Shielded truth: the National Climate Assessment


2009 Wildfire in Yosemite National Park
Heat spikes and wildfires are just some of the threats to our globe (/img)

Natalia Welzenbach-Marcu | November 28th, 2018

The National Climate Assessment, released every few years, is typically not made public on one of America’s busiest shopping days.

And yet that’s precisely what happened over this holiday season.

Sparked by the Global Change Research Act in 1990, these assessments help track environmental changes in the US on a regular bases, providing Congress and the Administration with a clear idea of the threats our planet currently continues to be under.

This year, the assessment–a full 29 chapters–covers everything from the gradually increasing global temperatures to the forest fires devastating California.
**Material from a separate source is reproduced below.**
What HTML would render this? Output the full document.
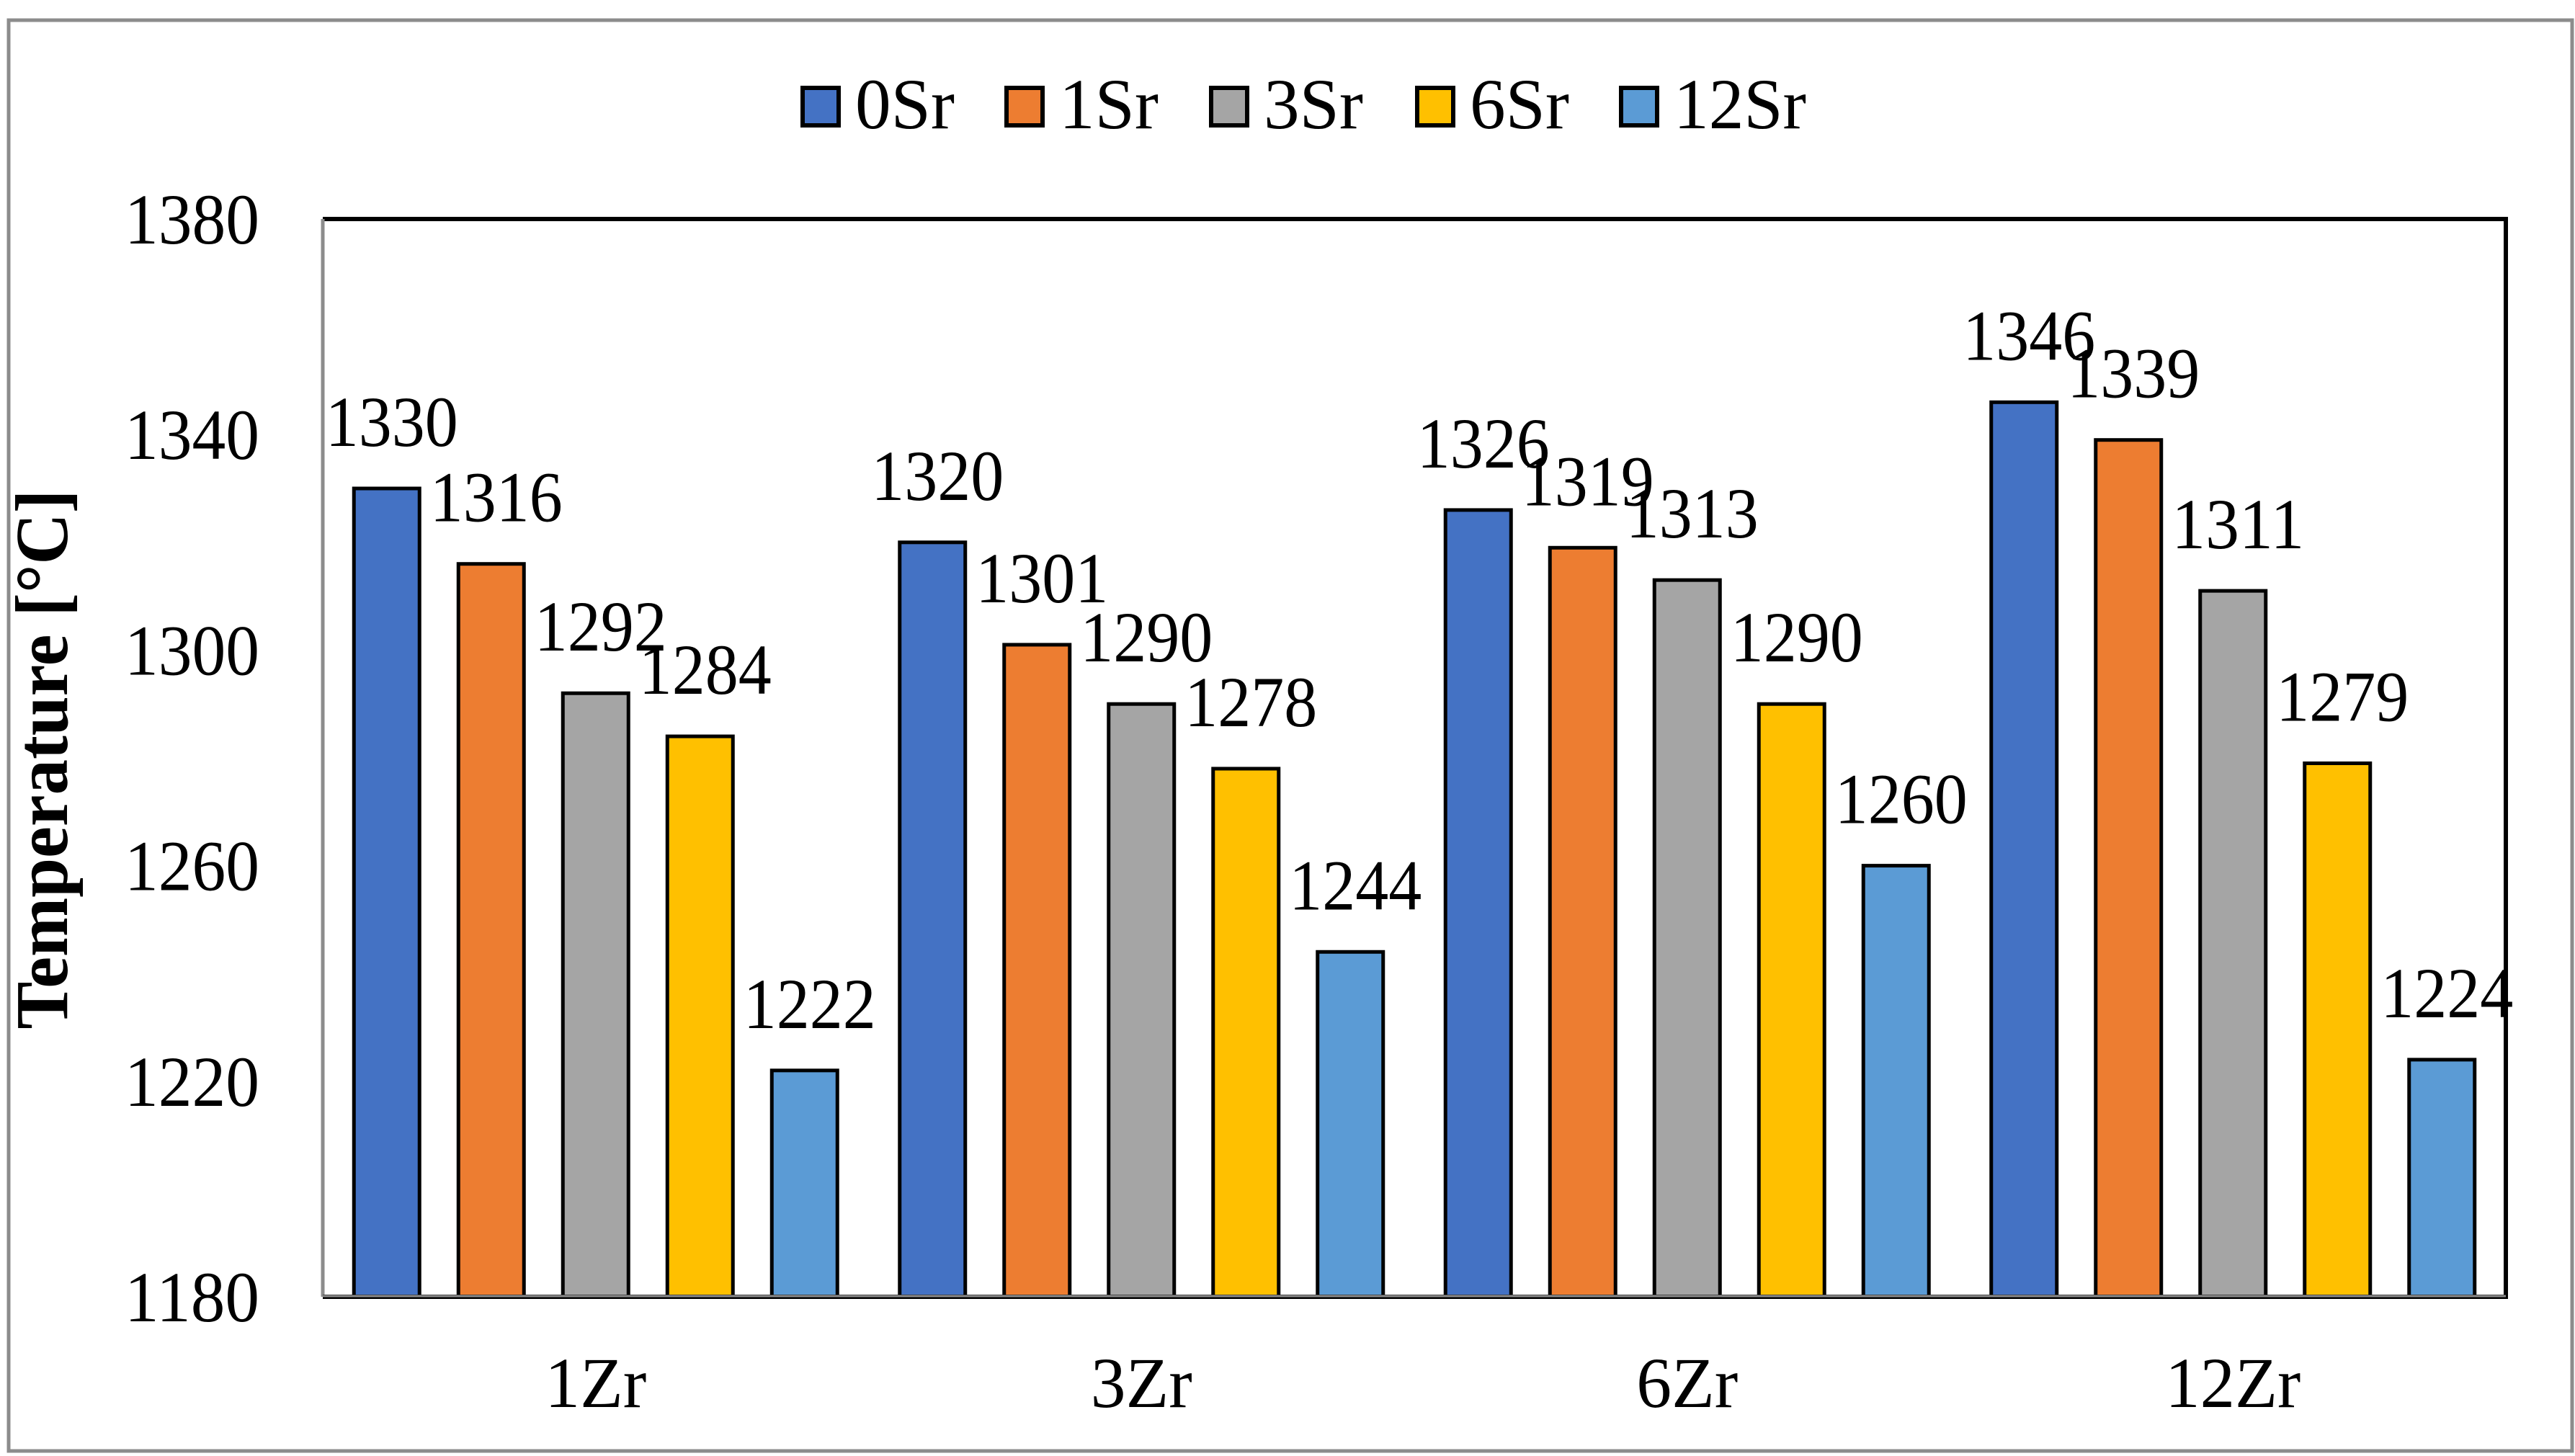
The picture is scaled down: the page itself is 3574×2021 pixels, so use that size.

A lot of facts presented in this report, all peer-reviewed and carefully collected, seem to contradict much of rhetoric coming out of the current Administration. And that’s very much why the assessment, which must, by law, be released, was forced to make its notes public on one of the few days where most of America would be turned towards shopping sites and mall sales.
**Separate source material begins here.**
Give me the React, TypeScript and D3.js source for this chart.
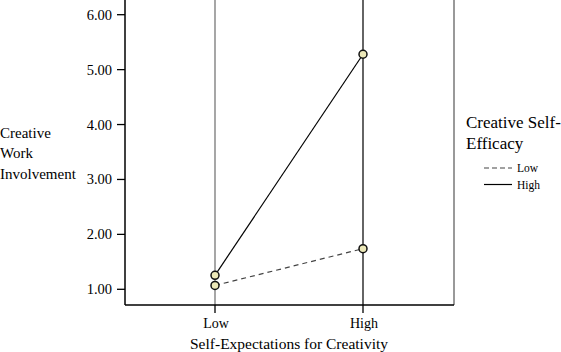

There are decades of research backing up claims of climate change and global warming. The Earth is, on average, a temperature or two hotter, a tiny change that’s had a monstrous effect on local and global weather patterns.

Knowledge is our greatest weapon, and burying the truth under Black Friday deals is not going to help us win the battle against environmental damage.

The Center for Global and Regional Environmental Research has always tried to provide factual and useful information about the environment to the residents of Iowa with the Iowa Climate Statement.